Fuse-Type External Replaceable Dissipaters: Experimental Program and Numerical Modeling

Abstract

The paper presents the experimental and numerical study of a mild steel replaceable dissipation device. The dissipater is made of a milled-down mild steel bar that is confined by a steel tube filled with either grout or epoxy. The use of a reduced area concentrates yielding and plastic straining over a defined length while the tube prevents buckling. The device has been widely adopted in posttensioned rocking systems, and extensive experimental research was carried out on wall and beam-column subassemblies using this external dissipater. As part of those experimental programs, some component testing was carried out; nevertheless, a more comprehensive study was necessary to cover a wider range of geometric and mechanical parameters. The main objective of this research was to calibrate and suggest design parameters to support the design of the dissipation device.
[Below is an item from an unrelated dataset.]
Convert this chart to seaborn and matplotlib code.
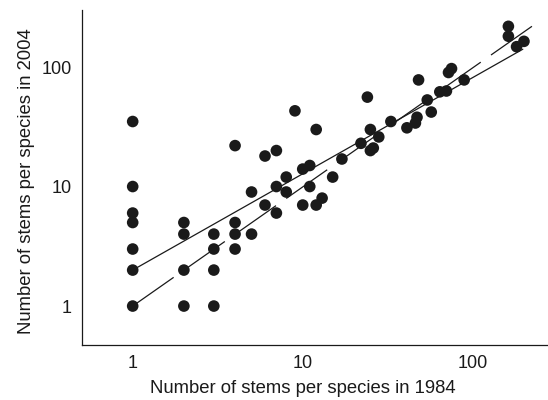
import matplotlib
matplotlib.use("Agg")
import matplotlib.pyplot as plt
import seaborn as sns
import pandas as pd

# Data (stems per species, 1984 vs 2004)
stems_1984 = [1, 1, 1, 1, 1, 1, 1,
              2, 2, 2, 2,
              3, 3, 3, 3,
              4, 4, 4, 4,
              5, 5,
              6, 6,
              7, 7, 7,
              8, 8,
              9,
              10, 10,
              11, 11,
              12, 12,
              13, 15, 17, 22, 24, 25, 25, 26, 28, 33,
              41, 46, 47, 48, 54, 57, 64, 70, 72, 75, 89,
              162, 162, 181, 200]
stems_2004 = [35, 10, 6, 5, 3, 2, 1,
              5, 4, 2, 1,
              4, 3, 2, 1,
              22, 5, 4, 3,
              9, 4,
              18, 7,
              20, 10, 6,
              12, 9,
              43,
              14, 7,
              15, 10,
              30, 7,
              8, 12, 17, 23, 56, 30, 20, 21, 26, 35,
              31, 34, 38, 78, 53, 42, 62, 63, 90, 97, 78,
              219, 181, 148, 164]

# Fitted line endpoints (log-log straight lines)
fit_x = [1, 197]
fit_y = [2, 141]
one_x = [1, 233]
one_y = [1, 229]

df = pd.DataFrame({"x": stems_1984, "y": stems_2004})

sns.set_style("white")
plt.rcParams["font.family"] = ["Liberation Sans", "DejaVu Sans"]

fig = plt.figure(figsize=(5.48, 4.00), dpi=100)
ax = fig.add_axes([0.149, 0.138, 0.851, 0.837])

ax.set_xscale("log")
ax.set_yscale("log")

sns.lineplot(x=fit_x, y=fit_y, ax=ax, color="#1a1a1a", linewidth=0.9,
             estimator=None, sort=False, zorder=2)
sns.lineplot(x=one_x, y=one_y, ax=ax, color="#1a1a1a", linewidth=0.9,
             estimator=None, sort=False, zorder=2, dashes=False)
ax.lines[-1].set_dashes((40, 10))

sns.scatterplot(data=df, x="x", y="y", ax=ax, s=70, color="#1a1a1a",
                edgecolor="none", linewidth=0, zorder=3)

ax.set_xlim(0.501, 277)
ax.set_ylim(0.474, 300)

ax.set_xticks([1, 10, 100])
ax.set_xticklabels(["1", "10", "100"])
ax.set_yticks([1, 10, 100])
ax.set_yticklabels(["1", "10", "100"])
ax.minorticks_off()
ax.tick_params(axis="both", direction="in", length=5, width=0.9,
               labelsize=13, colors="#1a1a1a", pad=7)
ax.tick_params(axis="x", pad=7)

for side in ["top", "right"]:
    ax.spines[side].set_visible(False)
for side in ["left", "bottom"]:
    ax.spines[side].set_color("#1a1a1a")
    ax.spines[side].set_linewidth(0.9)

ax.set_xlabel("Number of stems per species in 1984", fontsize=13.3, color="#1a1a1a")
ax.set_ylabel("Number of stems per species in 2004", fontsize=13.3, color="#1a1a1a")
ax.xaxis.set_label_coords(0.474, -0.105)
ax.yaxis.set_label_coords(-0.10, 0.49)

fig.savefig("out.png", dpi=100)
The paper shows a comprehensive experimental program under quasi-static cyclic loading carried out with varying geometrical parameters. This work forms the basis for the development of more refined analytical and numerical models to simulate the behavior of the device. In particular, the onset of the dissipater interaction with the confining tube and its buckling mechanism were targeted. Further numerical simulations made use of a fiber element–based model that was capable of capturing the full range of deformation mechanisms highlighted in the experimental program. Using this model, an extensive parametric analysis was carried out to determine significant design parameters, such as the maximum force in the dissipater and the buckling onset strain. Analytical models were also presented to predict the monotonic behavior of the dissipater and provide calibration of the hysteretic force-displacement rule proposed in the final part of the paper.